昨晚业务系统导入资料并重建索引时一个会话突然停滞不前,用TOAD一看,一直在等待Library Cache Lock。TOAD、OEM中都看不到此锁,会话每三秒启动一次,但每次都是等待这个锁。显然,这和数据字典有关,应该是一个索引的数据字典中的记录被锁住了,导致无法重建。可是杀光了其他ACTIVE的会话,问题仍然没有得到解决,看来是某一个被杀死的会话持有该锁,而会话尚未回滚完全,进程仍然吊死着。现在的问题就是找这个会话了。
首先想到的文档就是Oracle9i Database Reference了,找到附录A,说明如下:
This event controls the concurrency between clients of the library cache. It acquires a lock on the object handle so that either:
One client can prevent other clients from accessing the same object
The client can maintain a dependency for a long time (for example, no other client can change the object)

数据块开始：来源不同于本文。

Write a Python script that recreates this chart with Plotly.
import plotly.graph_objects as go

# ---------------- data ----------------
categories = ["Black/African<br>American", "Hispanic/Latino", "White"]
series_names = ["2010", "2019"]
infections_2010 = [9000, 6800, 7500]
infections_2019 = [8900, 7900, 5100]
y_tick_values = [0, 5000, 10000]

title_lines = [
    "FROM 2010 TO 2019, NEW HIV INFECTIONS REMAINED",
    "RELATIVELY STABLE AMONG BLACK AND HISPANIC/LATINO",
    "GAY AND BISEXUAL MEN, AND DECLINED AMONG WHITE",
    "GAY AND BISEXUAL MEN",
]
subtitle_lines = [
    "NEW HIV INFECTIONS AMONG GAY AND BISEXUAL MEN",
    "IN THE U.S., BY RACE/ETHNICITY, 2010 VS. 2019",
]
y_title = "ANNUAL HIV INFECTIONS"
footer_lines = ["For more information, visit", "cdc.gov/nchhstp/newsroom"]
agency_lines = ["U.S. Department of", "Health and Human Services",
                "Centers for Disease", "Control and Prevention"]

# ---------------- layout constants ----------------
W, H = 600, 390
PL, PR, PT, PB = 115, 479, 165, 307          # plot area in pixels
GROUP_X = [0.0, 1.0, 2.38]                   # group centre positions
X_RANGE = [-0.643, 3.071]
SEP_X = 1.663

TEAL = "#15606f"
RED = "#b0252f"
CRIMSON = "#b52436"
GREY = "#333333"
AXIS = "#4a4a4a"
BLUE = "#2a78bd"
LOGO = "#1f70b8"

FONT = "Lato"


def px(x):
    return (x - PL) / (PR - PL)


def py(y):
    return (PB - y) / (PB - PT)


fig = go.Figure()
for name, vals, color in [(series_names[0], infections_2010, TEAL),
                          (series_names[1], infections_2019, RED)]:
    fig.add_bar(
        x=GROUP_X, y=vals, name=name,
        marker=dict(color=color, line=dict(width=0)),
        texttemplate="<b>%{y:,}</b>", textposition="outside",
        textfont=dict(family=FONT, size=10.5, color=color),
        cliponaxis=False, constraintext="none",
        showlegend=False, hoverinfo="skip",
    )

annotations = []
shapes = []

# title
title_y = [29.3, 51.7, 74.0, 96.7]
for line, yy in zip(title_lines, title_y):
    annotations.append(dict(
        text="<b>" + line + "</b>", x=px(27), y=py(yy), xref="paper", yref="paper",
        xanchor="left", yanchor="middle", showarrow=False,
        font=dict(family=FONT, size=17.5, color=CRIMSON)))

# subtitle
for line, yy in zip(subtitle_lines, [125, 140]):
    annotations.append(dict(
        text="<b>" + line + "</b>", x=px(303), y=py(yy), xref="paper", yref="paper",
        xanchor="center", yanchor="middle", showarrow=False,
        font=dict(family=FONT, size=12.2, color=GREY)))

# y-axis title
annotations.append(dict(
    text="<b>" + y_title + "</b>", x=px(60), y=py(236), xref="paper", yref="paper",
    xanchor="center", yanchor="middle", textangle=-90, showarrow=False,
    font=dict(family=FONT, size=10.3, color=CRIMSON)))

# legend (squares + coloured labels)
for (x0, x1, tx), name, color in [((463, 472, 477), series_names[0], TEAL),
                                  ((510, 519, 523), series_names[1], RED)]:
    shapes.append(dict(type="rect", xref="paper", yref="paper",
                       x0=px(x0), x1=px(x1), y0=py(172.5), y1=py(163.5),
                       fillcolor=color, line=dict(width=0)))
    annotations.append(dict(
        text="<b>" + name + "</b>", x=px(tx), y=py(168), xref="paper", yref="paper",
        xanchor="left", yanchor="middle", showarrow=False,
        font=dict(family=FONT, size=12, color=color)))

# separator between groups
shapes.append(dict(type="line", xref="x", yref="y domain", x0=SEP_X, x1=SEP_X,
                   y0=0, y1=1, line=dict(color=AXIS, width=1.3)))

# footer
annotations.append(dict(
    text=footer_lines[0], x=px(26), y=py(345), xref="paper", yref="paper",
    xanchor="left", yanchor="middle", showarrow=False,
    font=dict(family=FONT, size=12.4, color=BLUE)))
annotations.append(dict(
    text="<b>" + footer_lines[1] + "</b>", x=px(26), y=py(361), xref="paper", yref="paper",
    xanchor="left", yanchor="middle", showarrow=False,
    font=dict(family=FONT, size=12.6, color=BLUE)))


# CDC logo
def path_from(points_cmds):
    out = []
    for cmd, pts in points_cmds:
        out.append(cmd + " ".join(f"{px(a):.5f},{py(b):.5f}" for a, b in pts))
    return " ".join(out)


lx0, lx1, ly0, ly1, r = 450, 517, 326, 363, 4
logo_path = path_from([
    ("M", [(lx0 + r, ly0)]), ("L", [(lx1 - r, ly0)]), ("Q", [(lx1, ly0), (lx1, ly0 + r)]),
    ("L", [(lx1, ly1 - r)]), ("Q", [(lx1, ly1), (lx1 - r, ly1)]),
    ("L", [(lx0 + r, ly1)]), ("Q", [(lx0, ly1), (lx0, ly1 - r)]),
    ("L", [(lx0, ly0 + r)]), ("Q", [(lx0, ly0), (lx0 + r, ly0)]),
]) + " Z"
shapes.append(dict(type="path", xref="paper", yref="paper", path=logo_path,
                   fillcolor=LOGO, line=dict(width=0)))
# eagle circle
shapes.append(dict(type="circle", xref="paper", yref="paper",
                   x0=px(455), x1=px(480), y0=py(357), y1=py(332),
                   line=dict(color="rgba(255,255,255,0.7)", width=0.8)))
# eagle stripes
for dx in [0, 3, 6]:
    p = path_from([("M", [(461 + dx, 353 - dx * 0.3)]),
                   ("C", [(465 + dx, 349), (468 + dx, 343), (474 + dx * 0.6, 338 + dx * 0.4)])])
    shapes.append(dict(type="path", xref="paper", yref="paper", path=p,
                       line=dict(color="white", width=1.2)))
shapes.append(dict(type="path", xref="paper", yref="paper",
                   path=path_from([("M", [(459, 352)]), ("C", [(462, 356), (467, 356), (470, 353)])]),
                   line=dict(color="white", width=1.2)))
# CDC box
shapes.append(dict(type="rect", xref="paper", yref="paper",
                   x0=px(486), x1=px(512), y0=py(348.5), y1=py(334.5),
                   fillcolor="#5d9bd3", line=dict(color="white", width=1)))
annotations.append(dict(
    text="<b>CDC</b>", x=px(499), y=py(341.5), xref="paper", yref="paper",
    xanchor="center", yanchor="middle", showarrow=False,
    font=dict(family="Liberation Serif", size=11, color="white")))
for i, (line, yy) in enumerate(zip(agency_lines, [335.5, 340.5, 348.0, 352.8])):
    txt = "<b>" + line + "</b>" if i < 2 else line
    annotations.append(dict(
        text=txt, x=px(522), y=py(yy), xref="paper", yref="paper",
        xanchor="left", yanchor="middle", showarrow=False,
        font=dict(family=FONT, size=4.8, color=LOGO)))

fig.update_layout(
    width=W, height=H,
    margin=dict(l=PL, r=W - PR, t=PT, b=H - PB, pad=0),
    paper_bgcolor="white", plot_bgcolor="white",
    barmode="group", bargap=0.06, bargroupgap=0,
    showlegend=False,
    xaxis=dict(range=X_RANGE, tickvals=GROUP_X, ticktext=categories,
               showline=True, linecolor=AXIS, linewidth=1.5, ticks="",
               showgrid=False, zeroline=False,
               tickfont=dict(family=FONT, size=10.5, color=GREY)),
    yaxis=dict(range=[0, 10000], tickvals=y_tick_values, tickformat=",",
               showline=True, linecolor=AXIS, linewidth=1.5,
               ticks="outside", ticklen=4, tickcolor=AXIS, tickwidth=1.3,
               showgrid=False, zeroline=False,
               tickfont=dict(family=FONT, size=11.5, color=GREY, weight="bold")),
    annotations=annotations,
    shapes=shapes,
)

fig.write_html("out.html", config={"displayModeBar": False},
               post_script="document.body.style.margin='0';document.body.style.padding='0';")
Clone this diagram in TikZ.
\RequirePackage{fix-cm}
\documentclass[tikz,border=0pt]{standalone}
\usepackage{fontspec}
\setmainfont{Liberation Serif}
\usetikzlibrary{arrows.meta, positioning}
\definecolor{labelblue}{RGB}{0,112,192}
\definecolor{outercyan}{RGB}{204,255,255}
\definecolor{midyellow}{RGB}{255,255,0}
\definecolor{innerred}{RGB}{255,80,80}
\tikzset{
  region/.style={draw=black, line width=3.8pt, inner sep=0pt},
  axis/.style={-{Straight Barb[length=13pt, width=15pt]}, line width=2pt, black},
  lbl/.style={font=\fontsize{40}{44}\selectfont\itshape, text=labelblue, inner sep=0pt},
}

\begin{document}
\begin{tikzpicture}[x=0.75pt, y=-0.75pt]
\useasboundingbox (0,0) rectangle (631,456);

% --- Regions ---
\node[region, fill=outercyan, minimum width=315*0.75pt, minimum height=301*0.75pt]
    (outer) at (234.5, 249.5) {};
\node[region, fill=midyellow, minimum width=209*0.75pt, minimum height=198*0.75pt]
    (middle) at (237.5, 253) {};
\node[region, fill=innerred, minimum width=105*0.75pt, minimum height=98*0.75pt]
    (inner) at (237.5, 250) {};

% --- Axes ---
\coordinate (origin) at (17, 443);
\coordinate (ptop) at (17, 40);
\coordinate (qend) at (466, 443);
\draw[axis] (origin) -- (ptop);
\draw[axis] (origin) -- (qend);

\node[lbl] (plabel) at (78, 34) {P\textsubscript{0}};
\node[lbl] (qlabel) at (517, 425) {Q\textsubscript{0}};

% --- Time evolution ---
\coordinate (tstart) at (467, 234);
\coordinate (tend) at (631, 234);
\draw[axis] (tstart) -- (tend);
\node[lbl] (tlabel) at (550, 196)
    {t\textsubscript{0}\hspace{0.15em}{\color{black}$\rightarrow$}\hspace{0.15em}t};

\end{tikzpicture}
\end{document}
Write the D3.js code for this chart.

This lock is also obtained to locate an object in the library cache.
Wait Time: 3 seconds (1 second for PMON)
Parameters:
handle address
Address of the object being loaded
lock address
Address of the load lock being used. This is not the same thing as a latch or an enqueue, it is a State Object.
mode
Indicates the data pieces of the object which need to be loaded
namespace
几乎等于什么都没说,不过lock address应该会有点用处。
转而上网搜索解决方案,终于找到一篇metalink上的文档:
Doc ID:
Note:122793.1
Subject: HOW TO FIND THE SESSION HOLDING A LIBRARY CACHE LOCK
Type: BULLETIN
Status: PUBLISHED
Content Type: TEXT/PLAIN
Creation Date: 23-OCT-2000
Last Revision Date: 17-JUL-2002
PURPOSE
-------
In some situations it may happen your session is 'hanging' and is awaiting for
a 'Library cache lock'. This document describes how to find the session that
in fact has the lock you are waiting for.
SCOPE & APPLICATION
-------------------
Support analysts, dba's, ..
HOW TO FIND THE SESSION HOLDING A A LIBRARY CACHE LOCK
------------------------------------------------------
Common situations:
* a DML operation that is hanging because the table which is accessed is currently
undergoing changes (ALTER TABLE). This may take quite a long time depending on
the size of the table and the type of the modification
(e.g. ALTER TABLE x MODIFY (col1 CHAR(200) on thousands of records).
* The compilation of package will hang on Library Cache Lock and Library Cache Pin
if some users are executing any Procedure/Function defined in the same package.
In the first situation the V$LOCK view will show that the session doing the
'ALTER TABLE' has an exclusive DML enqueue lock on the table object (LMODE=6,
TYPE=TM and ID1 is the OBJECT_ID of the table). The waiting session however does
not show up in V$LOCK yet so in an environment with a lot of concurrent sessions
the V$LOCK information is insufficient to track down the culprit blocking your
operation.
METHOD 1: SYSTEMSTATE ANALYSIS
------------------------------
One way of finding the session blocking you is to analyze the system state dump.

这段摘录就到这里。